* **Short exercise**: Sort through the data and copy the lines holding the word "with".

☆ ☆ ☆ ☆

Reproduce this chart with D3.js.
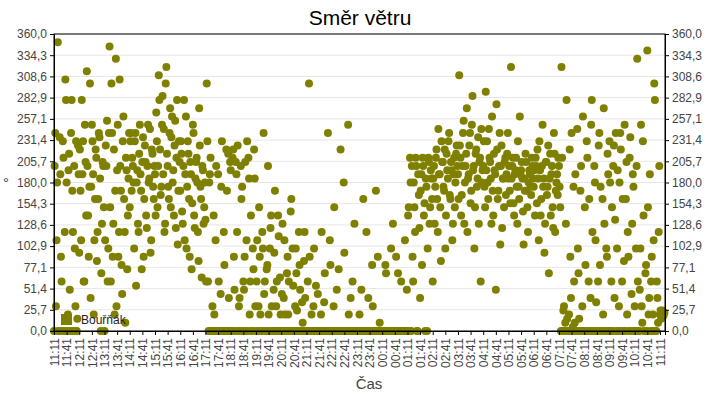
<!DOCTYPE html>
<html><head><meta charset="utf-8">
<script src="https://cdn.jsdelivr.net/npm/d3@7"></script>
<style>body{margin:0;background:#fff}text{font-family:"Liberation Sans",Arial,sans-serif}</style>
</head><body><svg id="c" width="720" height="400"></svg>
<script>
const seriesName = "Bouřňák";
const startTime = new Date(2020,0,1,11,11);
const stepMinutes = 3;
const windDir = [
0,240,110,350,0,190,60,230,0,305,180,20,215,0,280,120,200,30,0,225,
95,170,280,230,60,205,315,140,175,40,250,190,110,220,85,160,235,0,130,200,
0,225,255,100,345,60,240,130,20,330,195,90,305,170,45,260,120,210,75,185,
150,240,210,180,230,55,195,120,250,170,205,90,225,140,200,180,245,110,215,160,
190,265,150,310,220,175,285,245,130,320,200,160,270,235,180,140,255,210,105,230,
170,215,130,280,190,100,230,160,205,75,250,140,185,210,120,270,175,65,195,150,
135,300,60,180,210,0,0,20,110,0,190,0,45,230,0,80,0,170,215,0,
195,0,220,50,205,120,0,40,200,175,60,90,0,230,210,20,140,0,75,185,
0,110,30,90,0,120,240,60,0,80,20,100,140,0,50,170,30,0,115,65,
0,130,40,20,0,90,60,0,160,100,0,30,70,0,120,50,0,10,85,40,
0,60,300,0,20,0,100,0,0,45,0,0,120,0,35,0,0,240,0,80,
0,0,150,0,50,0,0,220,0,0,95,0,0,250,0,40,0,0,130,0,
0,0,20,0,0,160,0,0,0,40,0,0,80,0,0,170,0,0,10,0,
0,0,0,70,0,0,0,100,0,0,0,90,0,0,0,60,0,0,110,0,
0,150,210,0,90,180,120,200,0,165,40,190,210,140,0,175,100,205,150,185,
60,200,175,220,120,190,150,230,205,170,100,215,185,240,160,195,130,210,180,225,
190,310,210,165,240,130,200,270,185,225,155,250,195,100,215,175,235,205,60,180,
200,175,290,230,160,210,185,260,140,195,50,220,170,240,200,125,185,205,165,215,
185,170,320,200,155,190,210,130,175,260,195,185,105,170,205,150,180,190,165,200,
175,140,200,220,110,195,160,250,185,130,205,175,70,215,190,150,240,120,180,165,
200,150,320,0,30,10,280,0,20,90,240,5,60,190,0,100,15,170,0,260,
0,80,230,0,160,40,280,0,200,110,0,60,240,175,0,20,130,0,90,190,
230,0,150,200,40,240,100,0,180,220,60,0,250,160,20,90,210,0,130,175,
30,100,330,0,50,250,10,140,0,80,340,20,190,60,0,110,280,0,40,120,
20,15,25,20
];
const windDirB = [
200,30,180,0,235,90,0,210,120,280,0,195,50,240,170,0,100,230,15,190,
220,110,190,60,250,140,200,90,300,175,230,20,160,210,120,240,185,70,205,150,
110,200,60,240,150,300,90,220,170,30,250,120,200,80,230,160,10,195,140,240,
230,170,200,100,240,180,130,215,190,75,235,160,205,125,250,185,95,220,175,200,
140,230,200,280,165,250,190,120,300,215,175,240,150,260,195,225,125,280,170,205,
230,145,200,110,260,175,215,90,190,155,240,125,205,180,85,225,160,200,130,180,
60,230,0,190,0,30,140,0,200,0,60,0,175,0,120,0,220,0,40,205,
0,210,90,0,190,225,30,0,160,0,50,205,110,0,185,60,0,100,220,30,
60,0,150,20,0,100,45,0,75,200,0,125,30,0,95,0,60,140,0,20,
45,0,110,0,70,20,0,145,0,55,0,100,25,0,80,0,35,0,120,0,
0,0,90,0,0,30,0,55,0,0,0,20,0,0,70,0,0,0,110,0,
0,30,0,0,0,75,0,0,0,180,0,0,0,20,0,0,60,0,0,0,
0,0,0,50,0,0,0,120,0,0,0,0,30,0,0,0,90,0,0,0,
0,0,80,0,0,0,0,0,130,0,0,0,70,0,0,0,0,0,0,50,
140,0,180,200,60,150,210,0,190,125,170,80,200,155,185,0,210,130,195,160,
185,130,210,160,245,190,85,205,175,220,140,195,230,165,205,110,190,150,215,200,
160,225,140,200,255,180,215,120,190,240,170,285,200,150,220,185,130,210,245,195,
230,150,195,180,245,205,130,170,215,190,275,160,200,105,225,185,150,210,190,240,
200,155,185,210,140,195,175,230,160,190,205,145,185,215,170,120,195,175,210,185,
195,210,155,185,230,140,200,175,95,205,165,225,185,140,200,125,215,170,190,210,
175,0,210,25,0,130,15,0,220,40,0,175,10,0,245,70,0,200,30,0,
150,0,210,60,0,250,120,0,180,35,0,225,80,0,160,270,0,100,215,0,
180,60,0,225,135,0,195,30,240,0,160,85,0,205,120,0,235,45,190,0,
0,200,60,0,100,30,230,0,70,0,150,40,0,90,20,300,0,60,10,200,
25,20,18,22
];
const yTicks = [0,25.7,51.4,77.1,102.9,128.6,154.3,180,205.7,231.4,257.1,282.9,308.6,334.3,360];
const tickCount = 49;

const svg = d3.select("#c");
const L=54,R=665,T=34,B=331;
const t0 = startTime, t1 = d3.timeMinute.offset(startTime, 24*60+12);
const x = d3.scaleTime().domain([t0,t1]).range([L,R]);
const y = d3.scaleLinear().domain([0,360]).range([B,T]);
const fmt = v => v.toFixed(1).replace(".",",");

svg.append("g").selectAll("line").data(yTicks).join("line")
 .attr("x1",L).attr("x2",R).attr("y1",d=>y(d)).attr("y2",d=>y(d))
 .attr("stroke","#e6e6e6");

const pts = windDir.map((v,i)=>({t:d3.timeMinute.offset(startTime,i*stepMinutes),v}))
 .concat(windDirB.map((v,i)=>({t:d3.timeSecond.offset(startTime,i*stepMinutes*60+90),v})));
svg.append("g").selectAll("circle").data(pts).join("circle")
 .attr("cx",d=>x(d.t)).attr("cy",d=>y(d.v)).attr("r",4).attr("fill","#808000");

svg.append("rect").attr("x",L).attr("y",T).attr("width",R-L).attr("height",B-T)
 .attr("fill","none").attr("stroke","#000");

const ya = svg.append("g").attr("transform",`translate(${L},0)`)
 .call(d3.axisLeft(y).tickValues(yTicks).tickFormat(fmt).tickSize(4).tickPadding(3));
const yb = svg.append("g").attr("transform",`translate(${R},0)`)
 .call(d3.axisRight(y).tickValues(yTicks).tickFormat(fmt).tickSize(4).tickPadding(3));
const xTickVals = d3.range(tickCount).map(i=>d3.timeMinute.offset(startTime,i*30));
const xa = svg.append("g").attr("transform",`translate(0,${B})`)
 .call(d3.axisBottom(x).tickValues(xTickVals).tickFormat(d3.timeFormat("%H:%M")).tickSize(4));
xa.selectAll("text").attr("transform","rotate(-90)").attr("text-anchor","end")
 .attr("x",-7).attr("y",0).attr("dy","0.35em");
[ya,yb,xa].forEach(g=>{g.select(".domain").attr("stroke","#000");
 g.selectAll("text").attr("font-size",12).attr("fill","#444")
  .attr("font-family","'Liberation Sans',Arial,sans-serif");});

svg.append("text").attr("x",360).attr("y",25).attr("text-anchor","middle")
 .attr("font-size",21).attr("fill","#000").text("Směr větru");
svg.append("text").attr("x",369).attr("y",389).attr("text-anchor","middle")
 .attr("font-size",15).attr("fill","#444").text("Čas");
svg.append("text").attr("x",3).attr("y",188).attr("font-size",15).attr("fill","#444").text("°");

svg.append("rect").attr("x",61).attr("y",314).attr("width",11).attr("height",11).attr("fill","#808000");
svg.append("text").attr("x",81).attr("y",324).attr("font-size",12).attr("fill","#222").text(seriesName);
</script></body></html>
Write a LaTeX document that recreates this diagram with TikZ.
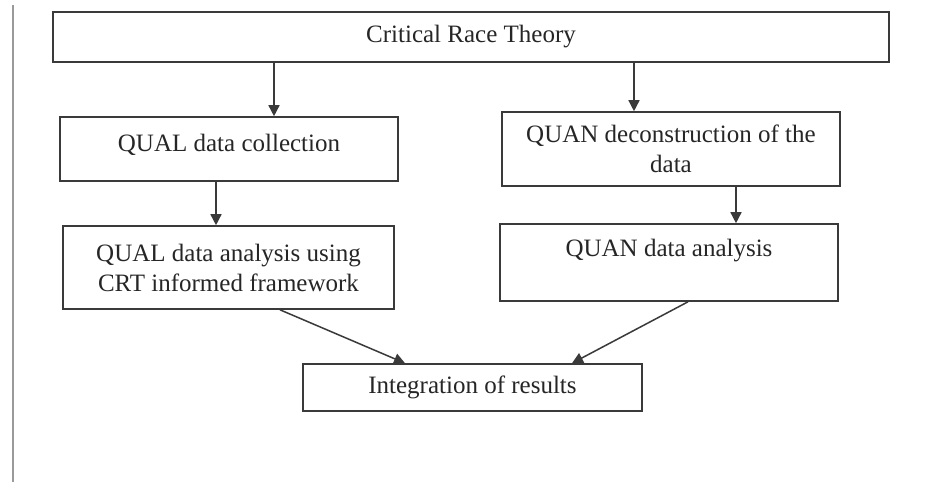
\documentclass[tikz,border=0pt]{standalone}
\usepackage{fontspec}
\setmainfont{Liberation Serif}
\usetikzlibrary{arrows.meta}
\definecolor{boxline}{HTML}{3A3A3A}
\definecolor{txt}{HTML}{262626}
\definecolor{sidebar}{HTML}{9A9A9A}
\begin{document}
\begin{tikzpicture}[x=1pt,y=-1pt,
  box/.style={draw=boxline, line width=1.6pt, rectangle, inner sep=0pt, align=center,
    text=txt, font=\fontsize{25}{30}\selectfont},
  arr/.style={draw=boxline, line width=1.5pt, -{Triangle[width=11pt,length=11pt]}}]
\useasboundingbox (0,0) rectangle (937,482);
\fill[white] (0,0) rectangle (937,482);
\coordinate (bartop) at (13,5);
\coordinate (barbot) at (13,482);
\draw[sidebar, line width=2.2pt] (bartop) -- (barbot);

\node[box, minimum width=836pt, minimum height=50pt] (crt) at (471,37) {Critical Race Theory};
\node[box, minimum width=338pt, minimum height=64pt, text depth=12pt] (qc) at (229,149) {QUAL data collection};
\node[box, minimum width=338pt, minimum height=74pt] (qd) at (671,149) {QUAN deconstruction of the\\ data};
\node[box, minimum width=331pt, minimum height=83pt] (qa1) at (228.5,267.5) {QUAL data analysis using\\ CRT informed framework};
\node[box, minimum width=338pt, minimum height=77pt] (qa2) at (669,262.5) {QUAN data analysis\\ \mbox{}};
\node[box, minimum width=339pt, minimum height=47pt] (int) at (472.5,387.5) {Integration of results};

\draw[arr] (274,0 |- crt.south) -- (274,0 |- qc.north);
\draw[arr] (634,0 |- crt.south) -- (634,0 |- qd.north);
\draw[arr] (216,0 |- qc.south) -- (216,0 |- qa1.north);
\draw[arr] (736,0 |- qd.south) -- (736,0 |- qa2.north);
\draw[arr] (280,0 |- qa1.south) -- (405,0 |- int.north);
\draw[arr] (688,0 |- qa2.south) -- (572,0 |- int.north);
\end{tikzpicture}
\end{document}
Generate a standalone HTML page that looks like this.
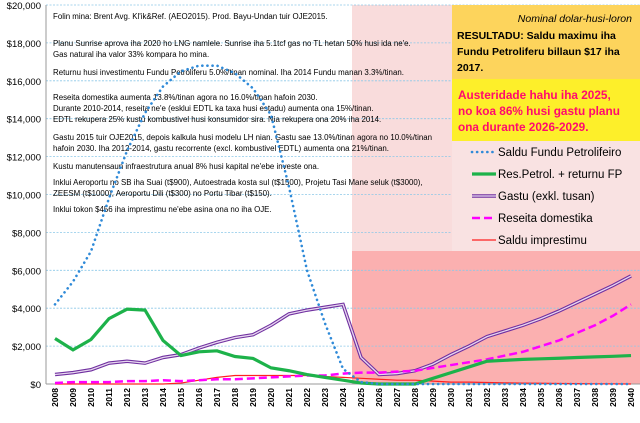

☆ ☆ ☆ ☆

* **Answer to the problem**:
Reproduce this chart with D3.js.
Write a LaTeX document that recreates this diagram with TikZ.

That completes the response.